I’m sure that at some time or other you’ve gotten to a place in a project, or in your life, where you just
had
to sit down and
make a list
. If so, you have a reference point for what I’m talking about. Most people, however, do that kind of list-making drill only when the confusion gets too unbearable and they just
have
to do something about it. They usually make a list only about the specific area that’s bugging them. But if you made that kind of review a characteristic of your ongoing life- and work style, and you maintained it across all areas of your life (not just the most “urgent”), you’d be practicing the kind of “black belt” management style I’m describing.
There is no reason ever to have the same thought twice, unless you like having that thought.
I try to make intuitive choices based on my options, instead of trying to think about what those options
are
. I need to have
thought
about all of that already and captured the results in a trusted way. I don’t want to waste time thinking about things more than once. That’s an inefficient use of creative energy and a source of frustration and stress.
And you can’t fudge this thinking. Your mind will keep working on anything that’s still in that undecided state. But there’s a limit to how much unresolved “stuff” it can contain before it blows a fuse.
The short-term-memory part of your mind—the part that tends to hold all of the incomplete, undecided, and unorganized “stuff”—functions much like RAM on a personal computer. Your conscious mind, like the computer screen, is a focusing tool, not a storage place. You can think about only two or three things at once. But the incomplete items are still being stored in the short-term-memory space. And as with RAM, there’s limited capacity; there’s only so much “stuff” you can store in there and still have that part of your brain function at a high level. Most people walk around with their RAM bursting at the seams. They’re constantly distracted, their focus disturbed by their own internal mental overload.
For example, in the last few minutes, has your mind wandered off into some area that doesn’t have anything to do with what you’re reading here? Probably. And most likely where your mind went was to some open loop, some incomplete situation that you have some investment in.
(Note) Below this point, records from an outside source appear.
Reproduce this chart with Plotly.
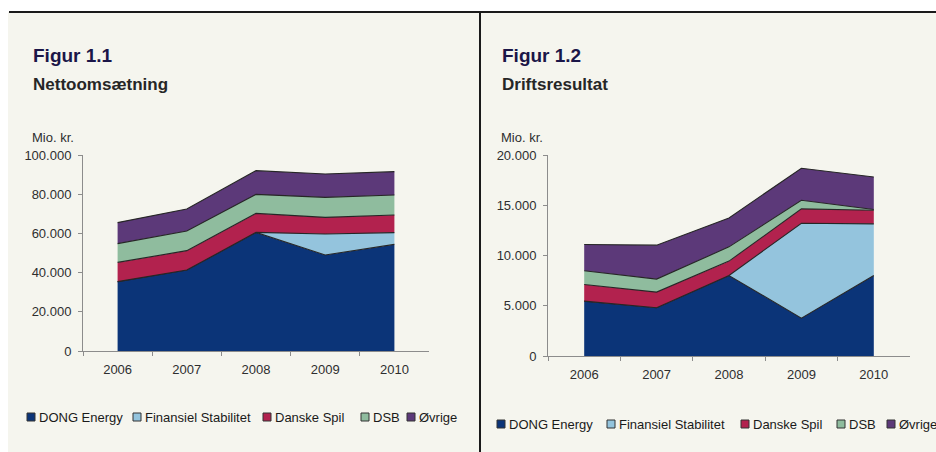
import plotly.graph_objects as go

W, H = 936, 452

years = ["2006", "2007", "2008", "2009", "2010"]
series = ["DONG Energy", "Finansiel Stabilitet", "Danske Spil", "DSB", "Øvrige"]
colors = ["#0B3478", "#94C4DD", "#B2224E", "#8FBC9E", "#5C3979"]

# Figur 1.1 Nettoomsætning, mio. kr.
oms_dong = [35400, 41300, 60500, 49000, 54400]
oms_fs = [0, 0, 0, 10700, 6000]
oms_spil = [9800, 9900, 9700, 8500, 9000]
oms_dsb = [9600, 10000, 9700, 10200, 10200]
oms_ovr = [10700, 11200, 12100, 11900, 11900]

# Figur 1.2 Driftsresultat, mio. kr.
drift_dong = [5460, 4800, 8010, 3770, 8010]
drift_fs = [0, 0, 0, 9440, 5140]
drift_spil = [1660, 1560, 1430, 1430, 1350]
drift_dsb = [1360, 1290, 1420, 860, 70]
drift_ovr = [2610, 3380, 2880, 3180, 3240]

FONT = "Liberation Sans, Arial, Helvetica, sans-serif"
BG = "#F5F5EE"
INK = "#2E2E2E"
NAVY = "#1B1648"
EDGE = "#262626"
AXIS = "#8C8C8C"


def px(x):
    return x / W


def py(y):
    return 1 - y / H


fig = go.Figure()

panels = [
    ("x", "y", "a", [oms_dong, oms_fs, oms_spil, oms_dsb, oms_ovr]),
    ("x2", "y2", "b", [drift_dong, drift_fs, drift_spil, drift_dsb, drift_ovr]),
]
for xa, ya, grp, vals in panels:
    for name, col, v in zip(series, colors, vals):
        fig.add_trace(go.Scatter(x=years, y=v, name=name, xaxis=xa, yaxis=ya,
                                 stackgroup=grp, mode="lines", fillcolor=col,
                                 line=dict(color=EDGE, width=1.1), showlegend=False,
                                 hoverinfo="x+y+name"))

ax = dict(type="category", range=[-0.5, 4.5], showline=True, linecolor=AXIS, linewidth=1,
          ticks="outside", tickson="boundaries", ticklen=4, tickcolor=AXIS,
          showgrid=False, zeroline=False, tickfont=dict(size=13, color=INK),
          ticklabelstandoff=6, fixedrange=True)
ay = dict(showline=True, linecolor=AXIS, linewidth=1, ticks="outside", ticklen=4,
          tickcolor=AXIS, showgrid=False, zeroline=False, tickformat=",",
          tickfont=dict(size=13, color=INK), ticklabelstandoff=4, fixedrange=True)

fig.update_layout(
    xaxis=dict(ax, domain=[px(83), px(429)], anchor="y"),
    yaxis=dict(ay, domain=[py(351), py(155)], anchor="x", range=[0, 100000], dtick=20000),
    xaxis2=dict(ax, domain=[px(548), px(910)], anchor="y2"),
    yaxis2=dict(ay, domain=[py(356), py(155)], anchor="x2", range=[0, 20000], dtick=5000),
)

shapes = [
    # white page strips, frame lines
    dict(type="rect", xref="paper", yref="paper", x0=0, x1=1, y0=py(12), y1=1,
         fillcolor="white", line_width=0, layer="below"),
    dict(type="rect", xref="paper", yref="paper", x0=0, x1=px(8), y0=0, y1=1,
         fillcolor="white", line_width=0, layer="below"),
    dict(type="line", xref="paper", yref="paper", x0=px(9), x1=1, y0=py(12), y1=py(12),
         line=dict(color="#1A1A1A", width=2)),
    dict(type="line", xref="paper", yref="paper", x0=px(480), x1=px(480), y0=py(12), y1=0,
         line=dict(color="#1A1A1A", width=2)),
]
ann = []

# titles
for x0, fig_no, title in [(33, "Figur 1.1", "Nettoomsætning"), (502, "Figur 1.2", "Driftsresultat")]:
    ann.append(dict(text=f"<b>{fig_no}</b>", x=px(x0 - 2), y=py(56), xanchor="left", yanchor="middle",
                    font=dict(size=19, color=NAVY)))
    ann.append(dict(text=f"<b>{title}</b>", x=px(x0 - 2), y=py(84), xanchor="left", yanchor="middle",
                    font=dict(size=17, color="#262626")))
    ann.append(dict(text="Mio. kr.", x=px(x0 - 3), y=py(137), xanchor="left", yanchor="middle",
                    font=dict(size=13, color=INK)))

# legends below each panel
legend_rows = [
    (417, [27, 133, 263, 361, 407]),
    (424, [497, 607, 741, 837, 887]),
]
for cy, xs in legend_rows:
    for name, col, sx in zip(series, colors, xs):
        shapes.append(dict(type="rect", xref="paper", yref="paper", x0=px(sx), x1=px(sx + 8),
                           y0=py(cy + 4), y1=py(cy - 4), fillcolor=col,
                           line=dict(color="#333333", width=1)))
        ann.append(dict(text=name, x=px(sx + 10), y=py(cy), xanchor="left", yanchor="middle",
                        font=dict(size=13, color="#1A1A1A")))

for a in ann:
    a.update(xref="paper", yref="paper", showarrow=False)

fig.update_layout(
    width=W, height=H, shapes=shapes, annotations=ann,
    paper_bgcolor=BG, plot_bgcolor="rgba(0,0,0,0)",
    font=dict(family=FONT, color=INK), separators=",.",
    margin=dict(l=0, r=0, t=0, b=0, autoexpand=False), showlegend=False,
)

# page margin off so the 936x452 figure fills the window exactly
fig.write_html("out.html", config={"displayModeBar": False},
               post_script="document.body.style.margin='0';")
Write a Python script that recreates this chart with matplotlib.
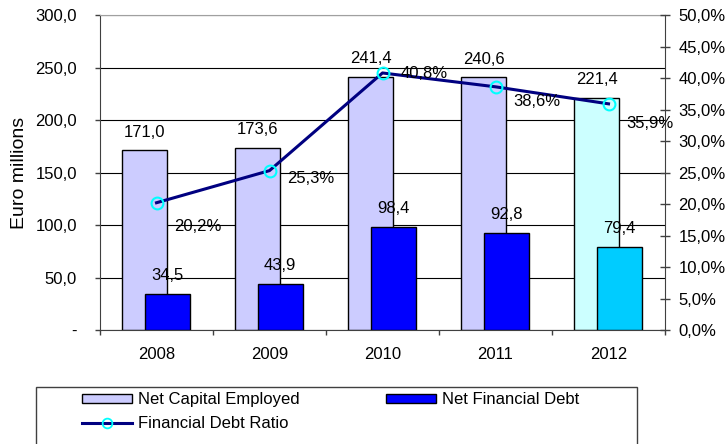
import matplotlib
matplotlib.use("Agg")
import matplotlib.pyplot as plt
from matplotlib.patches import Patch, Rectangle
from matplotlib.lines import Line2D
import numpy as np

plt.rcParams['font.family'] = ['Liberation Sans', 'DejaVu Sans']

years = ["2008", "2009", "2010", "2011", "2012"]
net_capital_employed = [171.0, 173.6, 241.4, 240.6, 221.4]
net_financial_debt = [34.5, 43.9, 98.4, 92.8, 79.4]
financial_debt_ratio = [20.2, 25.3, 40.8, 38.6, 35.9]

left_ticks = [0, 50, 100, 150, 200, 250, 300]
right_ticks = [0, 5, 10, 15, 20, 25, 30, 35, 40, 45, 50]

def fmt(v, suffix=""):
    return f"{v:.1f}".replace(".", ",") + suffix

# styling
nce_colors = ["#CCCCFF"] * 4 + ["#CCFFFF"]
nfd_colors = ["#0000FF"] * 4 + ["#00CCFF"]
pct_offsets_px = [(18, -24), (18, -8), (18, -1), (18, -15), (18, -20)]
FS = 12

W, H = 728, 444
fig = plt.figure(figsize=(W / 100, H / 100), dpi=100)
ax = fig.add_axes([100 / W, 1 - 330 / H, 565 / W, 315 / H])
ax2 = ax.twinx()

x = np.arange(len(years))
bw = 0.4
px2pt = 0.72

ax.bar(x - 0.105, net_capital_employed, bw, color=nce_colors,
       edgecolor="black", linewidth=1.0, zorder=2)
ax.bar(x + 0.095, net_financial_debt, bw, color=nfd_colors,
       edgecolor="black", linewidth=1.0, zorder=3)

for xi, v in zip(x - 0.105, net_capital_employed):
    ax.annotate(fmt(v), (xi, v), xytext=(0, 18 * px2pt), textcoords="offset points",
                ha="center", va="center", fontsize=FS, zorder=5)
for xi, v in zip(x + 0.095, net_financial_debt):
    ax.annotate(fmt(v), (xi, v), xytext=(0, 18 * px2pt), textcoords="offset points",
                ha="center", va="center", fontsize=FS, zorder=5)

ax.set_xlim(-0.5, len(years) - 0.5)
ax.set_ylim(0, 300)
ax.set_yticks(left_ticks)
ax.set_yticklabels(["-"] + [fmt(v) for v in left_ticks[1:]])
ax.set_xticks(x)
ax.set_xticklabels(years)
ax.set_xticks(np.arange(len(years) + 1) - 0.5, minor=True)
ax.tick_params(axis="x", which="major", length=0, pad=12, labelsize=FS)
ax.tick_params(axis="x", which="minor", length=5 * px2pt, direction="out", width=1, color="#404040")
ax.tick_params(axis="y", length=5 * px2pt, direction="out", pad=13, labelsize=FS, width=1, color="#404040")

ax.yaxis.grid(True, color="#000000", linewidth=0.8, zorder=0)
ax.set_axisbelow(True)
ax.spines["top"].set_color("#A0A0A0")
ax.spines["top"].set_linewidth(0.8)
ax.spines["left"].set_color("#404040")
ax.spines["bottom"].set_color("#404040")
ax.spines["right"].set_visible(False)

ax.set_ylabel("Euro millions", fontsize=14)
ax.yaxis.set_label_coords(-0.127, 0.5)

ax2.plot(x, financial_debt_ratio, color="#000080", linewidth=2.2, zorder=4,
         marker="o", markersize=8.5, markerfacecolor="none", markeredgecolor="#00FFFF",
         markeredgewidth=1.5)
for xi, v, (dx, dy) in zip(x, financial_debt_ratio, pct_offsets_px):
    ax2.annotate(fmt(v, "%"), (xi, v), xytext=(dx * px2pt, dy * px2pt), textcoords="offset points",
                 ha="left", va="center", fontsize=FS, zorder=6)
ax2.set_ylim(0, 50)
ax2.set_yticks(right_ticks)
ax2.set_yticklabels([fmt(v, "%") for v in right_ticks])
ax2.tick_params(axis="y", length=10 * px2pt, direction="inout", pad=6, labelsize=FS, width=1, color="#404040")
ax2.spines["right"].set_color("#404040")
ax2.spines["top"].set_visible(False)
ax2.spines["left"].set_visible(False)
ax2.spines["bottom"].set_visible(False)

# legend frame
fig.patches.append(Rectangle((36 / W, -0.05), (637 - 36) / W, 1 - 387 / H + 0.05,
                             transform=fig.transFigure, facecolor="none",
                             edgecolor="#404040", linewidth=1.0))

handles = [Patch(facecolor="#CCCCFF", edgecolor="black", linewidth=1.0),
           Line2D([], [], color="#000080", linewidth=2.2, marker="o", markersize=7,
                  markerfacecolor="none", markeredgecolor="#00FFFF", markeredgewidth=1.3),
           Patch(facecolor="#0000FF", edgecolor="black", linewidth=1.0)]
labels = ["Net Capital Employed", "Financial Debt Ratio", "Net Financial Debt"]
fig.legend(handles, labels, loc="upper left", ncol=2,
           bbox_to_anchor=(82 / W, 1 - 392 / H),
           bbox_transform=fig.transFigure, frameon=False,
           fontsize=FS, handlelength=3.0, handleheight=0.45,
           handletextpad=0.35, borderpad=0, labelspacing=0.55, borderaxespad=0,
           columnspacing=5.2)

fig.savefig("out.png", dpi=100)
All that situation did was rear up out of the RAM part of your brain and yell at you, internally. And what did you do about it? Unless you wrote it down and put it in a trusted “bucket” that you know you’ll review appropriately sometime soon, more than likely you
worried
about it. Not the most effective behavior: no progress was made, and tension was increased.
The big problem is that your mind keeps reminding you of things when you can’t
do
anything about them. It has no sense of past or future. That means that as soon as you tell yourself that you need to do something, and store it in your RAM, there’s a part of you that thinks you should be doing that something
all the time
. Everything you’ve told yourself you ought to do, it thinks you should be doing
right now
. Frankly, as soon as you have two things to do stored in your RAM, you’ve generated personal failure, because you can’t do them both at the same time. This produces an all-pervasive stress factor whose source can’t be pin-pointed.